He dicho más de una vez que el Domingo de Ramos no es una de mis celebraciones preferidas. Pero, en realidad, lo que no termina de convencerme es cómo lo hemos desvirtuado.
Litúrgicamente, cierta responsabilidad de ese desvirtuar, que ahora explicaré, se debe a que proclamemos la Pasión. Es cierto que tal cosa proviene de la espléndida intención del Vaticano II de que la Palabra volviera a ser escuchada y asumida por el pueblo. Y, dado que el Viernes Santo siempre se lee la Pasión de Juan, el domingo de Ramos parecía buen momento para proclamar las pasiones según los sinópticos.
El problema es que, tal y como desarrollamos la celebración, parece que todo se centra en la Pasión, y queda postergado el evangelio y mensaje central de este día: la entrada en Jerusalén.
Pero el caso es que es ahí, en esa entrada, donde encuentra sentido el domingo de Ramos en cuanto pórtico de la Pascua.
Y es que la llegada de Jesús a Jerusalén no es casual. Jesús sube a la ciudad, a la capital, conscientemente y sabiendo lo que se juega. Y, de hecho, sus discípulos le advierten que en Jerusalén le buscan para matarle.. Pero tal es la decisión de Jesús que lo único que les queda es seguirle a la desesperada: «subamos y muramos con el» (Jn 11, 16).
Dicho de otro modo: Jesús podía haber evitado ir a Jerusalén. Podía haber seguido su itinerancia por Galilea, por Judea, por Samaría… Y muy probablemente no habría tenido especiales problemas. El poder se concentraba en la capital, pero en el pequeño mundo rural era difícil que ese poder llegara a concretarse en un apresamiento y un final violento (recuérdese que, incluso en Jerusalén, a Jesús tienen que salir a prenderle de noche y a escondidas, para evitar la rebelión de las multitudes).
Pero Jesús quiere subir a Jerusalén. Quiere a ir al centro del poder, al lugar donde está el corazón del poder político y militar (Roma, la única que puede condenar a muerte) y del poder politico-religioso de su pueblo (el Sanedrín y sus distintas facciones religiosas: fariseos, saduceos, etc.). Jesús quiere ir «a la ciudad», al espacio de donde se supone que tiene que nacer la verdadera religión del Pueblo de la Alianza -el lugar del Templo- y el espacio donde hay que demostrar que la Buena Noticia de amor del Reino del Abba llega a todo y a todos, también a esa «ciudad», a ese cimiento y condensación del poder.

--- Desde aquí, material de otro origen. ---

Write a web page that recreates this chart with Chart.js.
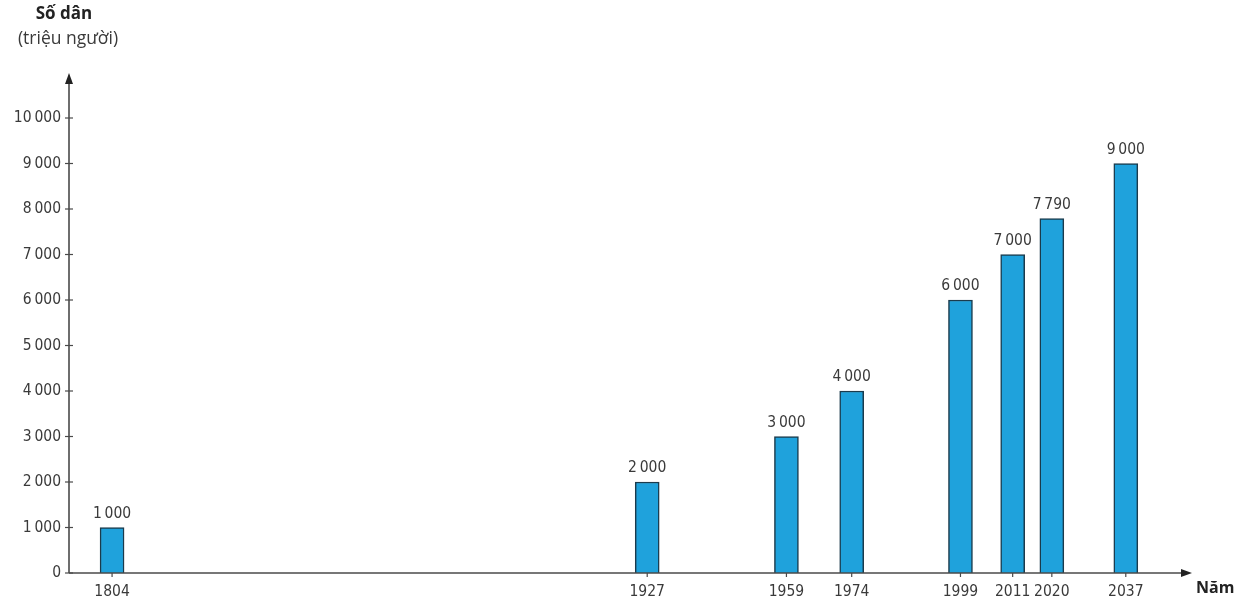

Desde ahí, claro que tiene sentido el Domingo de Ramos. Tiene sentido si no se le reduce a un puro espiritualismo de «Jesús viene a sufrir por nosotros». Tiene sentido si no se le despoja de lo que tiene de profundo enfrentamiento a todo poder, a toda forma de opresión civil o religiosa, a todo lo que pretenda acallar la voz de los que no tienen voz justo allí, en el corazón de la ciudad («si éstos callaran, gritarían las piedras», Lc 19, 40). La entrada de Jesús en Jerusalén -denostado por el poder y aclamado por el pueblo, por más que ni uno ni otros entiendan bien el sentido de esa entrada, que Jesús va a hacer mesiánica (liberadora) lavando los pies y partiéndose y repartiéndose- tiene un profundo carácter subversivo, es un fuerte grito de rebelión frete a las fuerzas de este mundo, frente a todo Pilatos, todo Sanedrín, toda manipulación de Dios en contra del ser humano.
Si se le quita al domingo de Ramos ese carácter se le desvirtúa por entero, del mismo modo que si se olvida que el Jueves Santo es la Cena de la Pascua que libera de Faraón o que el Viernes es el triunfo de la nueva forma de realeza frente a todo rey de este mundo. El domingo de Ramos abre la Pascua sacándonos a la calle, y proclamando allí, ante todo poder, que el verdadero Mesías, al que gritamos «Hossanna al Hijo de David» quiere entrar en la ciudad. Sabemos cómo va a ser Mesías y Rey, y así lo celebraremos en los días de Pascua. Sabemos que no va a alzar la espada contra los poderosos. Pero proclamamos, agitando nuestros ramos, que el poder de este que entra en la ciudad pone fin a todo poder que no sea el suyo.